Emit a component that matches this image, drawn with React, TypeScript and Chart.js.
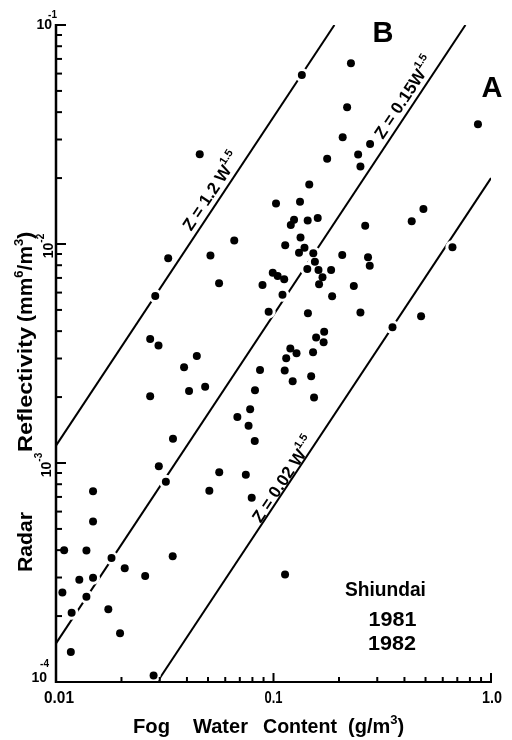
import React, { useEffect, useRef } from 'react';
import { Chart, registerables } from 'chart.js';

Chart.register(...registerables);

// Fog water content W (g/m^3) and radar reflectivity Z (mm^6/m^3), Shiundai 1981-1982
const fogWater = [
  0.0148, 0.0109, 0.0138, 0.018, 0.0344, 0.0207, 0.0257, 0.0128, 0.0148, 0.0107,
  0.0138, 0.0174, 0.0118, 0.0197, 0.0117, 0.0281, 0.0271, 0.0296, 0.0444, 0.0388,
  0.0271, 0.0409, 0.0485, 0.0345, 0.0297, 0.032, 0.0148, 0.0507, 0.0458, 0.0328,
  0.0513, 0.0286, 0.1765, 0.245, 0.251, 0.146, 0.1027, 0.1324, 0.1243, 0.1201,
  0.1436, 0.1597, 0.066, 0.1331, 0.1132, 0.1388, 0.131, 0.1524, 0.207, 0.155,
  0.143, 0.161, 0.184, 0.168, 0.0992, 0.1045, 0.112, 0.0562, 0.089, 0.162,
  0.234, 0.11, 0.186, 0.095, 0.144, 0.251, 0.171, 0.157, 0.17, 0.1195,
  0.1276, 0.1144, 0.152, 0.0867, 0.1126, 0.1225, 0.149, 0.0822, 0.1536, 0.0781,
  0.0682, 0.0768, 0.082, 0.0563, 0.0746, 0.0794, 0.218, 0.871, 0.208, 0.278,
  0.489, 0.432, 0.264, 0.272, 0.277, 0.665, 0.477, 0.3525, 0.135, 0.227,
  0.113,
];
const reflectivity = [
  5.41e-4, 4.0e-4, 3.99e-4, 3.68e-4, 3.75e-4, 3.31e-4, 3.05e-4, 2.93e-4, 2.99e-4, 2.56e-4,
  2.45e-4, 2.15e-4, 2.07e-4, 1.67e-4, 1.37e-4, 1.07e-4, 3.68e-3, 3.44e-3, 3.08e-3, 2.74e-3,
  2.02e-3, 2.13e-3, 2.23e-3, 1.29e-3, 9.66e-4, 8.21e-4, 7.43e-4, 7.46e-4, 0.0257, 8.6e-3,
  8.86e-3, 5.79e-3, 0.0245, 0.0256, 0.0226, 0.0187, 0.0153, 0.0156, 0.0129, 0.0122,
  0.0128, 0.01315, 0.01037, 0.0107, 9.87e-3, 9.62e-3, 9.13e-3, 9.07e-3, 8.91e-3, 8.3e-3,
  7.69e-3, 7.61e-3, 7.6e-3, 7.05e-3, 7.4e-3, 7.14e-3, 6.91e-3, 6.62e-3, 6.49e-3, 6.55e-3,
  6.43e-3, 5.86e-3, 5.78e-3, 4.91e-3, 4.83e-3, 4.87e-3, 3.97e-3, 3.74e-3, 3.56e-3, 3.33e-3,
  3.17e-3, 3.01e-3, 3.2e-3, 2.66e-3, 2.645e-3, 2.36e-3, 2.49e-3, 2.15e-3, 1.99e-3, 1.76e-3,
  1.62e-3, 1.48e-3, 1.26e-3, 9.08e-4, 8.83e-4, 6.94e-4, 0.0421, 0.0352, 0.0307, 0.0286,
  0.01445, 0.0127, 0.0121, 8.69e-3, 7.96e-3, 9.66e-3, 4.68e-3, 4.17e-3, 0.0591, 0.0668,
  3.1e-4,
];

// Reference lines Z = c W^1.5 (end points)
const lineBW = [0.01, 0.1906];
const lineBZ = [0.0012, 0.1];
const lineMidW = [0.01, 0.763];
const lineMidZ = [0.00015, 0.1];
const lineAW = [0.0292, 1.0];
const lineAZ = [0.0001, 0.02];

const xTickValues = [0.01, 0.1, 1.0];
const xTickLabels = ['0.01', '0.1', '1.0'];
const yTickValues = [0.1, 0.01, 0.001, 0.0001];
const yTickExponents = ['-1', '-2', '-3', '-4'];

const FONT = "'Liberation Sans', Arial, sans-serif";

const points = fogWater.map((w, i) => ({ x: w, y: reflectivity[i] }));
const toPts = (xs: number[], ys: number[]) => xs.map((x, i) => ({ x, y: ys[i] }));

function fitText(ctx: CanvasRenderingContext2D, text: string, x: number, y: number, w: number) {
  const m = ctx.measureText(text).width;
  ctx.save();
  ctx.translate(x, y);
  ctx.scale(w / m, 1);
  ctx.fillText(text, 0, 0);
  ctx.restore();
}

type Part = [string, boolean];
function drawParts(
  ctx: CanvasRenderingContext2D,
  parts: Part[],
  x: number,
  y: number,
  angle: number,
  base: string,
  sup: string,
  raise: number,
  align: 'center' | 'left' | 'right'
) {
  ctx.save();
  ctx.translate(x, y);
  ctx.rotate(angle);
  ctx.textAlign = 'left';
  let total = 0;
  const widths = parts.map(([t, s]) => {
    ctx.font = s ? sup : base;
    const w = ctx.measureText(t).width;
    total += w;
    return w;
  });
  let cur = align === 'center' ? -total / 2 : align === 'right' ? -total : 0;
  parts.forEach(([t, s], i) => {
    ctx.font = s ? sup : base;
    ctx.fillText(t, cur, s ? -raise : 0);
    cur += widths[i];
  });
  ctx.restore();
}

const framePlugin = {
  id: 'frame',
  afterDatasetsDraw(chart: any) {
    const ctx: CanvasRenderingContext2D = chart.ctx;
    const xs = chart.scales.x;
    const ys = chart.scales.y;
    const px = (v: number) => xs.getPixelForValue(v);
    const py = (v: number) => ys.getPixelForValue(v);
    const x0 = px(0.01);
    const x1 = px(1.0);
    const yb = py(1e-4);
    const yt = py(0.1);
    ctx.save();
    ctx.strokeStyle = '#000';
    ctx.fillStyle = '#000';
    ctx.lineCap = 'butt';

    // axes
    ctx.lineWidth = 2.5;
    ctx.beginPath();
    ctx.moveTo(x0, yt - 1);
    ctx.lineTo(x0, yb + 1);
    ctx.stroke();
    ctx.lineWidth = 2;
    ctx.beginPath();
    ctx.moveTo(x0 - 1, yb);
    ctx.lineTo(x1 + 1, yb);
    ctx.stroke();

    // y ticks (inside, to the right)
    ctx.lineWidth = 2;
    yTickValues.forEach((v) => {
      const y = py(v);
      ctx.beginPath();
      ctx.moveTo(x0, y);
      ctx.lineTo(x0 + 10, y);
      ctx.stroke();
    });
    [1e-4, 1e-3, 1e-2].forEach((d) => {
      for (let k = 2; k <= 9; k++) {
        const y = py(d * k);
        ctx.beginPath();
        ctx.moveTo(x0, y);
        ctx.lineTo(x0 + 6, y);
        ctx.stroke();
      }
    });
    // x ticks (inside, upward)
    xTickValues.forEach((v) => {
      const x = px(v);
      ctx.beginPath();
      ctx.moveTo(x, yb);
      ctx.lineTo(x, yb - 9);
      ctx.stroke();
    });
    [0.01, 0.1].forEach((d) => {
      for (let k = 2; k <= 9; k++) {
        const x = px(d * k);
        ctx.beginPath();
        ctx.moveTo(x, yb);
        ctx.lineTo(x, yb - 5);
        ctx.stroke();
      }
    });

    // x tick labels
    ctx.textBaseline = 'alphabetic';
    ctx.textAlign = 'center';
    ctx.font = `bold 17px ${FONT}`;
    const xLabelW = [30, 18, 20];
    xTickValues.forEach((v, i) => {
      fitText(ctx, xTickLabels[i], px(v) + (i === 0 ? 3 : i === 2 ? 1 : 0), yb + 21, xLabelW[i]);
    });

    // y tick labels
    const base = `bold 14px ${FONT}`;
    const sup = `bold 10px ${FONT}`;
    // 10^-1 horizontal
    ctx.font = base;
    ctx.textAlign = 'right';
    ctx.fillText('10', x0 - 4, py(0.1) + 4);
    ctx.font = sup;
    ctx.fillText(yTickExponents[0], x0 + 1, py(0.1) - 7);
    // 10^-2 and 10^-3 rotated
    drawParts(ctx, [['10', false], [yTickExponents[1], true]], x0 - 3, py(0.01) + 2, -Math.PI / 2, base, sup, 9, 'center');
    drawParts(ctx, [['10', false], [yTickExponents[2], true]], x0 - 5, py(0.001) + 2, -Math.PI / 2, base, sup, 9, 'center');
    // 10^-4 horizontal
    ctx.font = base;
    ctx.textAlign = 'right';
    ctx.fillText('10', x0 - 9, py(1e-4));
    ctx.font = sup;
    ctx.fillText(yTickExponents[3], x0 - 7, py(1e-4) - 15);

    // axis titles
    ctx.font = `bold 20px ${FONT}`;
    ctx.textAlign = 'center';
    const ty = yb + 51;
    fitText(ctx, 'Fog', 151.5, ty, 37);
    fitText(ctx, 'Water', 220.5, ty, 55);
    fitText(ctx, 'Content', 300, ty, 74);
    drawParts(ctx, [['(g/m', false], ['3', true], [')', false]], 348, ty, 0, `bold 20px ${FONT}`, `bold 13px ${FONT}`, 9, 'left');

    // y title (rotated)
    ctx.save();
    ctx.translate(32, 0);
    ctx.rotate(-Math.PI / 2);
    ctx.font = `bold 21px ${FONT}`;
    ctx.textAlign = 'center';
    fitText(ctx, 'Radar', -542, 0, 60);
    fitText(ctx, 'Reflectivity', -389.5, 0, 125);
    ctx.restore();
    drawParts(ctx, [['(mm', false], ['6', true], ['/m', false], ['3', true], [')', false]], 32, 322, -Math.PI / 2, `bold 21px ${FONT}`, `bold 13px ${FONT}`, 9, 'left');

    // line labels
    const lineAngle = Math.atan2(py(lineBZ[1]) - py(lineBZ[0]), px(lineBW[1]) - px(lineBW[0]));
    ctx.textBaseline = 'middle';
    const lf = `bold 17px ${FONT}`;
    const ls = `bold 11px ${FONT}`;
    drawParts(ctx, [['Z = 1.2 W', false], ['1.5', true]], px(0.0521), py(0.01728), lineAngle, lf, ls, 7, 'center');
    drawParts(ctx, [['Z = 0.15W', false], ['1.5', true]], px(0.4024), py(0.0464), lineAngle, lf, ls, 7, 'center');
    drawParts(ctx, [['Z = 0.02 W', false], ['1.5', true]], px(0.1118), py(8.36e-4), lineAngle, lf, ls, 7, 'center');

    // region letters
    ctx.textBaseline = 'alphabetic';
    ctx.textAlign = 'center';
    ctx.font = `bold 29px ${FONT}`;
    ctx.fillText('B', px(0.3187), py(0.0939) + 11);
    ctx.fillText('A', px(1.01), py(0.0527) + 11);

    // station text
    ctx.textBaseline = 'middle';
    ctx.font = `bold 20px ${FONT}`;
    const sx = px(0.327);
    const sy = py(2.63e-4);
    fitText(ctx, 'Shiundai', sx, sy, 81);
    fitText(ctx, '1981', sx + 7, sy + 30.5, 48);
    fitText(ctx, '1982', sx + 6.5, sy + 54, 48);

    ctx.restore();
  },
};

export default function App() {
  const ref = useRef<HTMLCanvasElement>(null);
  useEffect(() => {
    if (!ref.current) return;
    const chart = new Chart(ref.current, {
      type: 'scatter',
      data: {
        datasets: [
          {
            label: 'data',
            data: points,
            pointRadius: 4,
            pointBackgroundColor: '#000',
            pointBorderWidth: 0,
            order: 1,
          },
          {
            label: 'halo',
            data: points,
            pointRadius: 7,
            pointBackgroundColor: '#fff',
            pointBorderWidth: 0,
            order: 2,
          },
          {
            label: 'Z=1.2W^1.5',
            type: 'line',
            data: toPts(lineBW, lineBZ),
            borderColor: '#000',
            borderWidth: 2,
            pointRadius: 0,
            order: 3,
          },
          {
            label: 'Z=0.15W^1.5',
            type: 'line',
            data: toPts(lineMidW, lineMidZ),
            borderColor: '#000',
            borderWidth: 2,
            pointRadius: 0,
            order: 3,
          },
          {
            label: 'Z=0.02W^1.5',
            type: 'line',
            data: toPts(lineAW, lineAZ),
            borderColor: '#000',
            borderWidth: 2,
            pointRadius: 0,
            order: 3,
          },
        ],
      } as any,
      options: {
        animation: false,
        responsive: false,
        layout: { padding: { left: 56, right: 21, top: 25, bottom: 58 } },
        scales: {
          x: { type: 'logarithmic', min: 0.01, max: 1, display: false },
          y: { type: 'logarithmic', min: 0.0001, max: 0.1, display: false },
        },
        plugins: { legend: { display: false }, tooltip: { enabled: false } },
      },
      plugins: [framePlugin],
    });
    return () => chart.destroy();
  }, []);
  return (
    <div style={{ position: 'fixed', left: 0, top: 0, width: 512, height: 740, background: '#fff' }}>
      <canvas ref={ref} width={512} height={740} style={{ display: 'block', width: 512, height: 740 }} />
    </div>
  );
}
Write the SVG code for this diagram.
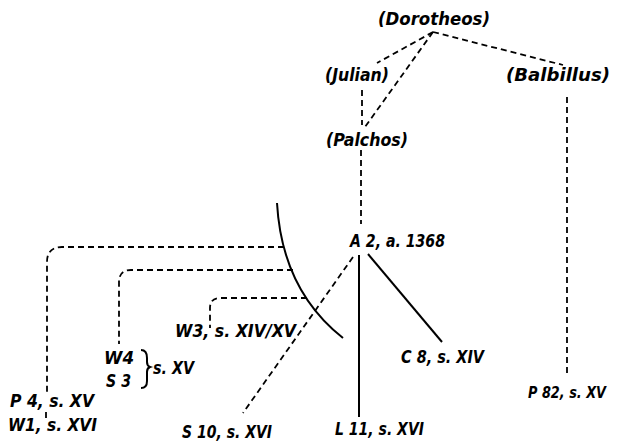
<svg xmlns="http://www.w3.org/2000/svg" width="617" height="446" viewBox="0 0 617 446">
<style>
text{font-family:"DejaVu Sans Condensed","DejaVu Sans",sans-serif;font-style:italic;font-weight:bold;font-size:18px;fill:#000}
.d{fill:none;stroke:#000;stroke-width:1.8;stroke-dasharray:6 4}
.s{fill:none;stroke:#000;stroke-width:2}
</style>
<rect width="617" height="446" fill="#fff"/>
<g id="connectors">
<path class="d" d="M433,32 L377,63"/>
<path class="d" d="M433,32 L365,127"/>
<path class="d" d="M433,32 L563,65"/>
<path class="d" d="M362,90 L362,125"/>
<path class="d" d="M567,97 L567,374"/>
<path class="d" d="M361,150 L361,224"/>
<path class="s" d="M359,255 L359,417"/>
<path class="s" d="M368,254 L442,342"/>
<path class="d" d="M353,257 L243,413"/>
<path class="s" d="M277,203 Q282,290 343,338"/>
<path class="d" d="M284,247 L62,247 Q47,247 47,262 L47,392"/>
<path class="d" d="M46,412 L46,420"/>
<path class="d" d="M293,270 L131,270 Q119,270 119,282 L119,344"/>
<path class="d" d="M307,298 L220,298 Q210,298 210,308 L210,328"/>
<path class="s" d="M141,350 Q147,350 147,358 L147,362 Q147,366 150,367 Q147,368 147,372 L147,381 Q147,388 141,388"/>
</g>
<g id="dorotheos"><text x="378" y="25" textLength="112" lengthAdjust="spacingAndGlyphs">(Dorotheos)</text></g>
<g id="julian"><text x="325" y="81" textLength="64" lengthAdjust="spacingAndGlyphs">(Julian)</text></g>
<g id="balbillus"><text x="610" y="81" text-anchor="end" textLength="104" lengthAdjust="spacingAndGlyphs">(Balbillus)</text></g>
<g id="palchos"><text x="326" y="146" textLength="82" lengthAdjust="spacingAndGlyphs">(Palchos)</text></g>
<g id="a2"><text x="350" y="247" textLength="95" lengthAdjust="spacingAndGlyphs">A 2, a. 1368</text></g>
<g id="w3"><text x="175" y="337" textLength="121" lengthAdjust="spacingAndGlyphs">W3, s. XIV/XV</text></g>
<g id="w4s3">
<text x="104" y="364" textLength="30" lengthAdjust="spacingAndGlyphs">W4</text>
<text x="106" y="387" textLength="25" lengthAdjust="spacingAndGlyphs">S 3</text>
<text x="153" y="374" textLength="41" lengthAdjust="spacingAndGlyphs">s. XV</text>
</g>
<g id="c8"><text x="401" y="363" textLength="83" lengthAdjust="spacingAndGlyphs">C 8, s. XIV</text></g>
<g id="p4"><text x="10" y="407" textLength="84" lengthAdjust="spacingAndGlyphs">P 4, s. XV</text></g>
<g id="w1"><text x="8" y="431" textLength="89" lengthAdjust="spacingAndGlyphs">W1, s. XVI</text></g>
<g id="s10"><text x="182" y="438" textLength="90" lengthAdjust="spacingAndGlyphs">S 10, s. XVI</text></g>
<g id="l11"><text x="335" y="435" textLength="89" lengthAdjust="spacingAndGlyphs">L 11, s. XVI</text></g>
<g id="p82"><text x="606" y="398" text-anchor="end" style="font-size:16px" textLength="78" lengthAdjust="spacingAndGlyphs">P 82, s. XV</text></g>
</svg>
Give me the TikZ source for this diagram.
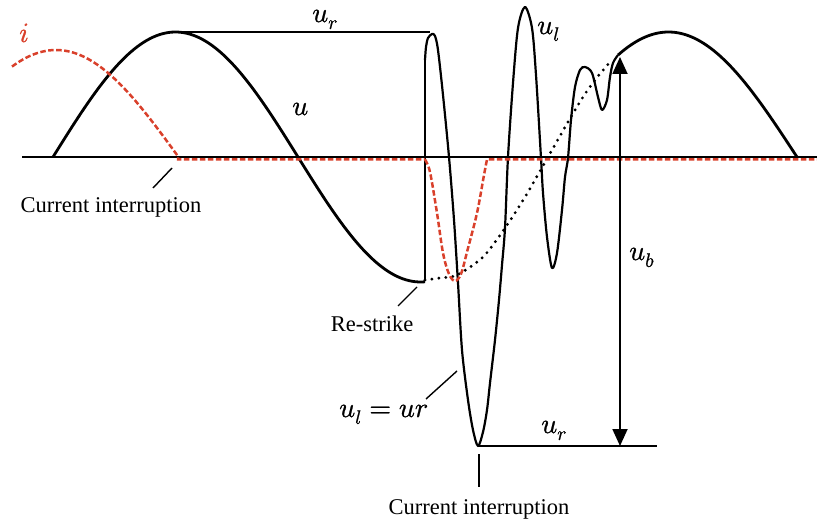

» **Short task**
Take the lines above from the top of the records through the one with "Chart.register(...registerables);" and repeat them exactly, without any pictures.

» **Solution for this exercise**
Emit a component that matches this image, drawn with React, TypeScript and Chart.js.
import React, { useEffect, useRef } from 'react';
import { Chart, registerables } from 'chart.js';

Chart.register(...registerables);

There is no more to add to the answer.